Вопрос о конкретизации в праве не перестает быть актуальным для исследования. Анализируются два основных вида конкретизации: правотворческая и
правоприменительная.
Ряд современных авторов полагают, что одним из первых, кто обратил внимание на данный вопрос, был известный дореволюционный теоретик права Н.А. Гредескул. В этой связи А.Ф. Черданцев пишет: «Отметим, что впервые в юридической науке вопрос о конкретизации права в процессе его реализации был разработан Н.А. Гредескулом. Он положил начало разграничению интерпретации и конкретизации, что было воспринято и некоторыми советскими авторами» [1, с. 25]. По мнению Н.А. Гредескула (со слов А.Ф. Черданцева), интерпретация есть толкование, процесс познания нормы права. Однако толкование имеет место в случае познания «темного, неясного закона». Конкретизация же
- «интеллектуальный, распознавательный процесс, который связан с любой нормой права» [1, с. 25].
В переводе с латинского конкретизировать - значит придавать наглядный, предметный характер, давать конкретные выражения чему-либо, уточнять [2, с. 349-350].
Г.Г. Шмелева, например, следующим образом определяет правотворческую конкретизацию. Это «объективно обусловленная, закономерная деятельность компетентных органов по установлению норм права, осуществляемая путем уменьшения объема понятий общей абстрактной нормы на основе расширения их содержания с целью повышения точности и определенности правовой регламентации общественных отношений» [3, с. 23].
Учитывая особенности целей данной конкретизации, «наличие определенного логического механизма ее осуществления, характер получаемых результатов (конкретизирующих норм права)» позволяют автору сделать выводы о том, что «правотворческая конкретизация - самостоятельный своеобразный процесс», направленный «на установление более конкретных юридических норм», представляющих собой лишь часть правотворчества [3, с. 23]. Как видно, автор под конкретизацией понимает деятельность компетентных инстанций по переводу юридических норм в более конкретные правовые положения.

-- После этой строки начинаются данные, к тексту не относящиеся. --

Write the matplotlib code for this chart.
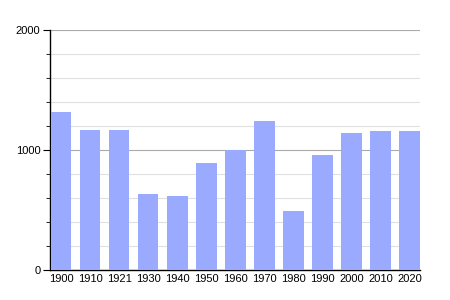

Однако до выхода специального исследования Г. Г. Шмелевой по данной проблеме высказывались и другие отечественные авторы. Так, А.Ф. Ноздрачев обосновывал мнение о конкретизации как явлении, имеющем правотворческую природу [4, с. 75]. Н.Н. Вопленко видит конкретизацию шире и справедливо считает, что это явление охватывает и правоприменительную деятельность [5, с. 173].
На наш взгляд, как правотворческая, так и другие разновидности конкретизации правовых предписаний имеют не только специфические логические, но и языковые, социологические, психологические, организационные, юридические «механизмы». Эти механизмы представляют собой относительно самостоятельные типы, виды и подвиды юридических технологий.
В.К. Самигуллин, указывая на конкретизацию как признак права, отмечал: «Конкретизация права - это свойство правового регулирования, проявляющееся в детализации содержания централизованных юридических предписаний определенными, допускаемыми законодателем, средствами (например, локальными нормами права, правоположениями, индивидуальными актами), с тем чтобы обеспечить оптимальное
(эффективное) регулирование общественных отношений с учетом их качественной специфики» [6, с. 119].
Анализ мнений, точнее, «оттенков» каких-то позиций по этой проблематике можно продолжить, однако расхождения если и встречаются, то незначительные.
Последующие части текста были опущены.